Barton has written and lectured about how Rowling depicts the government and law in the Harry Potter books.
“When I read the fifth and sixth books, I noticed a real Libertarian bent. I thought, ‘Well, that’s interesting for children’s literature,'” Barton said.
Barton said he went back and read the first four books again, “and I saw the same messages were woven all the way through the series.”
Barton wrote a paper entitled “Harry Potter and the Half-Crazed Bureaucracy” that was published in the Michigan Law Review in May 2006. The paper is being reprinted as a chapter in the book, “Harry Potter and the Law” (Carolina Press), due out this summer. He also has lectured on the topic at a “Power of Stories” seminar in Gloucester, England, in July 2005.
In “Harry Potter and the Half-Crazed Bureaucracy,” Barton details the political messages he’s discovered in the Potter books:
“What would you think of a government that engaged in this list of tyrannical activities: tortured children for lying; designed its prison specifically to suck all life and hope out of the inmates; placed citizens in that prison without a hearing; ordered the death penalty without a trial; allowed the powerful, rich or famous to control policy; selectively prosecuted crimes (the powerful go unpunished and the unpopular face trumped-up charges); conducted criminal trials without defense counsel; used truth serum to force confessions; maintained constant surveillance over all citizens; offered no elections and no democratic lawmaking process; and controlled the press?
“You might assume that the above list is the work of some despotic central African nation, but it is actually the product of the Ministry of Magic, the magician’s government in J.K. Rowling’s Harry Potter series.”
Barton said he thinks the anti-government thread that runs through the Potter novels is significant because the books have great potential to sway public opinion.
“It would be difficult to overstate the influence and market penetration of the Harry Potter series,” Barton contends. “Somewhere over the last few years the Harry Potter novels passed from a children’s literature sensation to a bona fide international happening.”
Barton also speculates why Rowling writes about the government, and the press, with such disdain.

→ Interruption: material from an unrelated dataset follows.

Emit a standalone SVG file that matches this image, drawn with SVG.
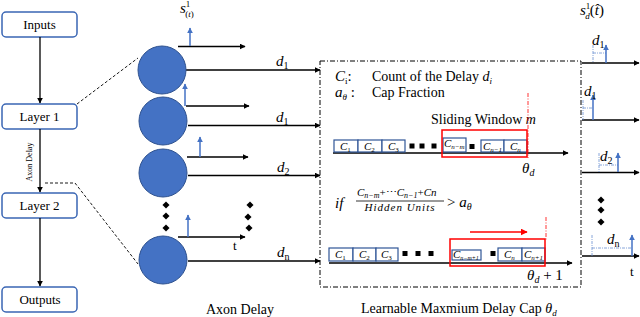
<svg xmlns="http://www.w3.org/2000/svg" width="640" height="317" viewBox="0 0 640 317">
<defs>
<marker id="ah" viewBox="0 0 10 10" refX="9" refY="5" markerWidth="6" markerHeight="6" orient="auto" markerUnits="userSpaceOnUse"><path d="M0,0 L10,5 L0,10 z" fill="#000"/></marker>
<marker id="ahb" viewBox="0 0 10 10" refX="9" refY="5" markerWidth="6" markerHeight="6" orient="auto" markerUnits="userSpaceOnUse"><path d="M0,0 L10,5 L0,10 z" fill="#4472C4"/></marker>
<marker id="ahr" viewBox="0 0 10 10" refX="9" refY="5" markerWidth="7" markerHeight="7" orient="auto" markerUnits="userSpaceOnUse"><path d="M0,0 L10,5 L0,10 z" fill="#FF0000"/></marker>
</defs>
<style>
.box{fill:#fff;stroke:#3A66B4;stroke-width:1.5}
.lbl{font-family:"Liberation Serif",serif;font-size:13px;fill:#000}
.big{font-size:14px}
.m{font-family:"Liberation Serif",serif;font-style:italic;font-size:15px;fill:#000}
.cb{fill:#fff;stroke:#2F5597;stroke-width:1.2}
.ct{font-family:"Liberation Serif",serif;font-style:italic;font-size:11px;fill:#000}
.circ{fill:#4472C4;stroke:#2F528F;stroke-width:1}
.ax{stroke:#000;stroke-width:1.3;fill:none;marker-end:url(#ah)}
.sp{stroke:#4472C4;stroke-width:1.5;fill:none;marker-end:url(#ahb)}
.dot{stroke:#6A8FD0;stroke-width:0.8;stroke-dasharray:3,1,1,1;fill:none}
.dash{stroke:#000;stroke-width:0.9;stroke-dasharray:3,2;fill:none}
.red{stroke:#FF0000;stroke-width:1.5;fill:none}
.redd{stroke:#FF0000;stroke-width:0.8;stroke-dasharray:4,1.5,1,1.5;fill:none}
</style>

<!-- left flow nodes -->
<g id="inputs"><rect class="box" x="2" y="12" width="75" height="25" rx="4"/><text class="lbl" x="39.5" y="29" text-anchor="middle">Inputs</text></g>
<g id="layer1"><rect class="box" x="2" y="104" width="75" height="25" rx="4"/><text class="lbl" x="39.5" y="121" text-anchor="middle">Layer 1</text></g>
<g id="layer2"><rect class="box" x="2" y="193" width="75" height="25" rx="4"/><text class="lbl" x="39.5" y="210" text-anchor="middle">Layer 2</text></g>
<g id="outputs"><rect class="box" x="2" y="287" width="75" height="25" rx="4"/><text class="lbl" x="40" y="304" text-anchor="middle">Outputs</text></g>

<g id="connectors">
<line class="ax" x1="40" y1="37" x2="40" y2="103"/>
<line class="ax" x1="40" y1="129" x2="40" y2="192"/>
<line class="ax" x1="40" y1="218" x2="40" y2="286"/>
<text x="32" y="162" transform="rotate(-90 32 162)" text-anchor="middle" style="font-family:'Liberation Serif',serif;font-size:8px">Axon Delay</text>
<polyline class="dash" points="77,104 138,58"/>
<polyline class="dash" points="45,183 75,183 138,264"/>
<!-- axon delay lines -->
<line class="ax" x1="186" y1="70" x2="320" y2="70"/>
<line class="ax" x1="188" y1="125.5" x2="320" y2="125.5"/>
<line class="ax" x1="188" y1="175.5" x2="320" y2="175.5"/>
<line class="ax" x1="188" y1="261" x2="320" y2="261"/>
<!-- spike trains -->
<line class="ax" x1="178" y1="46.5" x2="245" y2="46.5"/>
<line class="sp" x1="190" y1="46" x2="190" y2="28"/>
<line class="ax" x1="186" y1="106" x2="249" y2="106"/>
<line class="sp" x1="185" y1="106" x2="185" y2="84"/>
<line class="ax" x1="187" y1="157" x2="248" y2="157"/>
<line class="sp" x1="200" y1="157" x2="200" y2="137"/>
<line class="ax" x1="178" y1="237" x2="245" y2="237"/>
<line class="sp" x1="188" y1="237" x2="188" y2="215"/>
<!-- row axes in box -->
<line class="ax" x1="333" y1="153" x2="568" y2="153"/>
<line class="ax" x1="329" y1="263" x2="572" y2="263"/>
<!-- right outputs -->
<line class="ax" x1="582" y1="63" x2="639" y2="63"/>
<line class="ax" x1="582" y1="120" x2="639" y2="120"/>
<line class="ax" x1="582" y1="172.5" x2="639" y2="172.5"/>
<line class="ax" x1="582" y1="256" x2="639" y2="256"/>
<polyline class="dot" points="593,45 593,63"/><polyline class="dot" points="593,53 606,53"/>
<line class="sp" x1="606" y1="63" x2="606" y2="45"/>
<polyline class="dot" points="583,100 583,120"/><polyline class="dot" points="583,108 593,108"/>
<line class="sp" x1="593" y1="120" x2="593" y2="95"/>
<polyline class="dot" points="599,153 599,172"/><polyline class="dot" points="599,165 618,165"/>
<line class="sp" x1="618" y1="172" x2="618" y2="153"/>
<polyline class="dot" points="592,235 592,256"/><polyline class="dot" points="592,248 632,248"/>
<line class="sp" x1="632" y1="256" x2="632" y2="235"/>
</g>

<!-- neurons -->
<g id="neuron1"><circle class="circ" cx="162" cy="70" r="24"/></g>
<g id="neuron2"><circle class="circ" cx="163" cy="121" r="24"/></g>
<g id="neuron3"><circle class="circ" cx="163" cy="173" r="24"/></g>
<g id="neuronN"><circle class="circ" cx="163" cy="260" r="24"/></g>

<g id="axon-labels">
<text class="m" x="180" y="13" font-size="14">s<tspan font-size="9" dy="-6" font-style="normal">1</tspan><tspan font-size="9" dx="-5" dy="10" font-style="normal">(</tspan><tspan font-size="9">t</tspan><tspan font-size="9" font-style="normal">)</tspan></text>
<text class="m" x="276" y="66">d<tspan font-size="10" dy="3" font-style="normal">1</tspan></text>
<text class="m" x="276" y="122">d<tspan font-size="10" dy="3" font-style="normal">1</tspan></text>
<text class="m" x="277" y="172">d<tspan font-size="10" dy="3" font-style="normal">2</tspan></text>
<text class="m" x="277" y="257">d<tspan font-size="10" dy="3" font-style="normal">n</tspan></text>
<text class="lbl" x="233" y="250">t</text>
<g fill="#000">
<rect x="163.5" y="202.5" width="5" height="5" transform="rotate(45 166 205)"/>
<rect x="163.5" y="213.5" width="5" height="5" transform="rotate(45 166 216)"/>
<rect x="163.5" y="225.5" width="5" height="5" transform="rotate(45 166 228)"/>
<rect x="247.5" y="202.5" width="5" height="5" transform="rotate(45 250 205)"/>
<rect x="245.5" y="214.5" width="5" height="5" transform="rotate(45 248 217)"/>
<rect x="246.5" y="225.5" width="5" height="5" transform="rotate(45 249 228)"/>
<rect x="598.5" y="197.5" width="5" height="5" transform="rotate(45 601 200)"/>
<rect x="598.5" y="207.5" width="5" height="5" transform="rotate(45 601 210)"/>
<rect x="598.5" y="219.5" width="5" height="5" transform="rotate(45 601 222)"/>
</g>
<text class="lbl big" x="240" y="314" text-anchor="middle">Axon Delay</text>
</g>

<!-- learnable cap box -->
<g id="cap-box">
<rect x="320" y="61" width="261" height="226" fill="none" stroke="#000" stroke-width="1" stroke-dasharray="5,2,1,2"/>
<text class="m" x="335" y="81" font-size="14">C<tspan font-size="9" dy="3" font-style="normal">i</tspan><tspan dy="-3" font-style="normal">:</tspan></text>
<text class="lbl big" x="372" y="81">Count of the Delay <tspan font-style="italic">d<tspan font-size="9" dy="3">i</tspan></tspan></text>
<text class="m" x="335" y="97" font-size="14">a<tspan font-size="9" dy="3">θ</tspan><tspan dy="-3" font-style="normal"> :</tspan></text>
<text class="lbl big" x="372" y="97">Cap Fraction</text>
<text class="lbl big" x="431" y="124">Sliding Window <tspan font-style="italic">m</tspan></text>

<!-- row 1 -->
<rect class="cb" x="334" y="140" width="24" height="12"/><text class="ct" x="340" y="150">C<tspan font-size="7" dy="2" font-style="normal">1</tspan></text>
<rect class="cb" x="358" y="140" width="24" height="12"/><text class="ct" x="364" y="150">C<tspan font-size="7" dy="2" font-style="normal">2</tspan></text>
<rect class="cb" x="382" y="140" width="23" height="12"/><text class="ct" x="388" y="150">C<tspan font-size="7" dy="2" font-style="normal">3</tspan></text>
<rect x="409.5" y="143.5" width="5" height="5" fill="#000"/>
<rect x="419.5" y="143.5" width="5" height="5" fill="#000"/>
<rect x="431.5" y="143.5" width="5" height="5" fill="#000"/>
<rect class="cb" x="443" y="138" width="23" height="14"/><text class="ct" x="444" y="147">C<tspan font-size="7" dy="2" font-style="italic">n−m</tspan></text>
<rect x="469.5" y="144" width="5" height="5" fill="#000"/>
<rect class="cb" x="481" y="140" width="23" height="12"/><text class="ct" x="483" y="150">C<tspan font-size="7" dy="2" font-style="italic">n−1</tspan></text>
<rect class="cb" x="504" y="140" width="23" height="12"/><text class="ct" x="510" y="150">C<tspan font-size="7" dy="2" font-style="italic">n</tspan></text>
<rect class="red" x="442" y="130" width="85" height="27"/>
<line class="redd" x1="528" y1="93" x2="528" y2="158"/>
<text class="m" x="522" y="173">θ<tspan font-size="10" dy="3">d</tspan></text>

<!-- condition -->
<text class="m" x="335" y="208" font-size="15">if</text>
<text class="ct" x="357" y="196" font-size="11">C<tspan font-size="8" dy="2">n−m</tspan><tspan dy="-2" font-style="normal">+⋯</tspan>C<tspan font-size="8" dy="2">n−1</tspan><tspan dy="-2" font-style="normal">+</tspan>Cn</text>
<line x1="356" y1="201" x2="444" y2="201" stroke="#000" stroke-width="0.8"/>
<text class="ct" x="400" y="211" font-size="9.5" text-anchor="middle" letter-spacing="1">Hidden Units</text>
<text class="m" x="447" y="207"><tspan font-style="normal">&gt; </tspan>a<tspan font-size="10" dy="3">θ</tspan></text>

<!-- row 2 -->
<line class="red" x1="470" y1="232" x2="527" y2="232" marker-end="url(#ahr)"/>
<line class="redd" x1="546" y1="217" x2="546" y2="240"/>
<rect class="cb" x="329" y="248" width="24" height="13"/><text class="ct" x="335" y="258">C<tspan font-size="7" dy="2" font-style="normal">1</tspan></text>
<rect class="cb" x="353" y="248" width="23" height="13"/><text class="ct" x="359" y="258">C<tspan font-size="7" dy="2" font-style="normal">2</tspan></text>
<rect class="cb" x="376" y="248" width="22" height="13"/><text class="ct" x="381" y="258">C<tspan font-size="7" dy="2" font-style="normal">3</tspan></text>
<rect x="402.5" y="251" width="5" height="5" fill="#000"/>
<rect x="415.5" y="251" width="5" height="5" fill="#000"/>
<rect x="428.5" y="251" width="5" height="5" fill="#000"/>
<rect class="cb" x="452" y="250" width="29" height="10"/><text class="ct" x="453" y="258" font-size="9">C<tspan font-size="6" dy="2">n−m+1</tspan></text>
<rect x="490.5" y="251" width="5" height="5" fill="#000"/>
<rect class="cb" x="498" y="248" width="24" height="13"/><text class="ct" x="504" y="258">C<tspan font-size="7" dy="2">n</tspan></text>
<rect class="cb" x="522" y="248" width="23" height="13"/><text class="ct" x="524" y="258">C<tspan font-size="7" dy="2">n+1</tspan></text>
<rect class="red" x="450" y="239" width="95" height="27"/>
<text class="m" x="527" y="280">θ<tspan font-size="10" dy="3">d</tspan><tspan dy="-3" font-style="normal"> + 1</tspan></text>

<text class="lbl big" x="361" y="313">Learnable Maxmium Delay Cap <tspan font-style="italic">θ<tspan font-size="9" dy="3">d</tspan></tspan></text>
</g>

<!-- right output labels -->
<g id="output-labels">
<text class="m" x="580" y="15" font-size="14">s<tspan font-size="9" dy="-6" font-style="normal">1</tspan><tspan font-size="9" dx="-5" dy="10">d</tspan><tspan dy="-4" font-style="normal">(</tspan>t̂<tspan font-style="normal">)</tspan></text>
<text class="m" x="592" y="45">d<tspan font-size="10" dy="3" font-style="normal">1</tspan></text>
<text class="m" x="584" y="96">d<tspan font-size="10" dy="3" font-style="normal">1</tspan></text>
<text class="m" x="600" y="161">d<tspan font-size="10" dy="3" font-style="normal">2</tspan></text>
<text class="m" x="607" y="244">d<tspan font-size="10" dy="3" font-style="normal">n</tspan></text>
<text class="lbl" x="630" y="276">t</text>
</g>
</svg>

“Anyone familiar with Rowling’s personal story will know that when she started the Harry Potter series, she spent a period of time unemployed and on public assistance in Edinburgh, divorced with a young child.
“Rowling’s personal story provides two insights into her feelings toward government,” Barton wrote.
“First, in both England and the U.S. there is no quicker route to hating the government than dealing with the various bureaucracies that handle public assistance.
“Second, Rowling’s story smacks of success through self-reliance and sheer force of will. The Harry Potter novels likewise show a strong strain of self-reliance and stubborn independence, and Rowling came upon these themes the hard way. Anyone who has pulled herself out of poverty as Rowling has is likely to believe that self-reliance and hard work are the keys to success, and to be conversely wary of government intervention.”
As for how the anti-government theme might play out in the final book, Barton speculates it could go two ways: “The government could either come back to useful life or the characters will have to rely on rugged individualism to overcome the obstacles posed by the dysfunctional government.”